There is some value in looking back, of course.  After all, Moses would later tell some of these very people:  “And thou shalt remember all the way which the Lord thy God led thee these forty years in the wilderness, to humble thee, and to prove thee, to know what was in thine heart, whether thou wouldest keep his commandments, or no” (Deuteronomy 8:2).  We look back to remember Christ and his death for us in the Lord’s Supper, but we also look ahead to the time when Christ will come again for us (1 Corinthians 11:24).  We need to check our rear-view mirrors occasionally when driving, but if we look back too much, we’ll have an accident.  When looking back keeps us from looking ahead, then we are disobeying God.  Paul expressed the Christian’s philosophy in these words:  “Brethren, I count not myself to have apprehended: but this one thing I do, forgetting those things which are behind, and reaching forth unto those things which are before, I press toward the mark for the prize of the high calling of God in Christ Jesus” (Philippians 3:13-14).

Harry S. Truman once said, “Men who live in the past remind me of a toy I’m sure all of you have seen.  The toy is a small wooden bird called the ‘Floogie Bird.’  Around the Floogie Bird’s neck is a label reading, ‘I fly backwards.  I don’t care where I’m going.  I just want to see where I’ve been.’”  Jesus spoke plainly about the danger of looking back to the previous life when he said, “. . . No man, having put his hand to the plow, and looking back, is fit4  for the kingdom of God” (Luke 9:62; cf. 2 Timothy 4:10; Hebrews 10:38; 2 Peter 2:20-22).  Paul said, “. . . let us run with patience the race that is set before us, Looking unto Jesus the author and finisher of our faith; who for the joy that was set before him endured the cross, despising the shame, and is set down at the right hand of the throne of God” (Hebrews 12:1-2).

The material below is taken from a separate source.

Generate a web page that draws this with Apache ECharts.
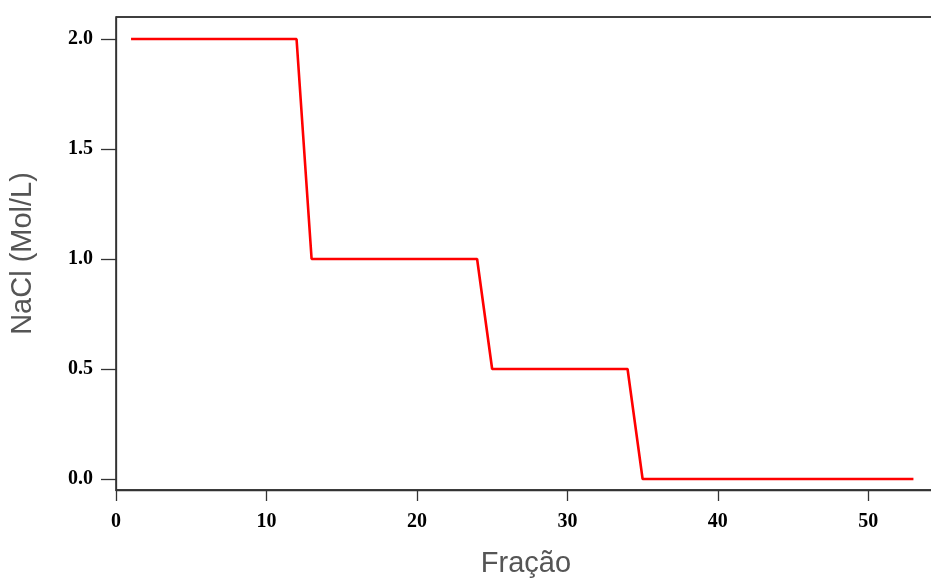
<!DOCTYPE html>
<html>
<head>
<meta charset="utf-8">
<script src="https://cdn.jsdelivr.net/npm/echarts@6/dist/echarts.min.js"></script>
<style>html,body{margin:0;padding:0;background:#fff;}#c{width:931px;height:579px;}</style>
</head>
<body>
<div id="c"></div>
<script>
const fracao = [1, 12, 13, 24, 25, 34, 35, 53];
const nacl = [2.0, 2.0, 1.0, 1.0, 0.5, 0.5, 0.0, 0.0];
const xTicks = [0, 10, 20, 30, 40, 50];
const yTicks = [0.0, 0.5, 1.0, 1.5, 2.0];

const chart = echarts.init(document.getElementById('c'));
chart.setOption({
  animation: false,
  backgroundColor: '#ffffff',
  grid: {left: 116, top: 17, width: 820, height: 473, show: true, borderColor: '#000', borderWidth: 1.3,
    backgroundColor: 'transparent', outerBoundsMode: 'none', containLabel: false},
  xAxis: {
    type: 'value', min: 0, max: 54.5,
    name: 'Fração', nameLocation: 'middle', nameGap: 59,
    nameTextStyle: {fontFamily: 'Liberation Sans', fontSize: 29, color: '#555555'},
    axisLine: {show: true, onZero: false, lineStyle: {color: '#333', width: 1.3}},
    axisTick: {show: true, length: 11, lineStyle: {color: '#333', width: 1.3}, customValues: xTicks},
    axisLabel: {customValues: xTicks, margin: 22, fontFamily: 'Liberation Serif', fontWeight: 'bold', fontSize: 20, color: '#000'},
    splitLine: {show: false}
  },
  yAxis: {
    type: 'value', min: -0.05, max: 2.1,
    name: 'NaCl (Mol/L)', nameLocation: 'middle', nameGap: 79,
    nameTextStyle: {fontFamily: 'Liberation Sans', fontSize: 29, color: '#555555'},
    axisLine: {show: true, onZero: false, lineStyle: {color: '#333', width: 1.3}},
    axisTick: {show: true, length: 15, lineStyle: {color: '#333', width: 1.3}, customValues: yTicks},
    axisLabel: {customValues: yTicks, margin: 23, fontFamily: 'Liberation Serif', fontWeight: 'bold', fontSize: 20, color: '#000',
      formatter: v => v.toFixed(1)},
    splitLine: {show: false}
  },
  series: [{
    type: 'line',
    data: fracao.map((x, i) => [x, nacl[i]]),
    symbol: 'none',
    lineStyle: {color: '#ff0000', width: 2.6}
  }]
});
</script>
</body>
</html>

Don’t settle for less than a “Mountain Avenue” address (in the Promised Land).

Endnotes

1seek (zeteo); KJV—seek 100, seek for 5, go about 4, desire 3, misc. 7; 119; “to crave, demand something from someone”

2tasso, “to arrange in an orderly manner, determine.”

3Michael Williams, Morganfield, Kentucky. Leadership, Vol. 5, No. 4.

4euthetos, “well placed, appropriate.”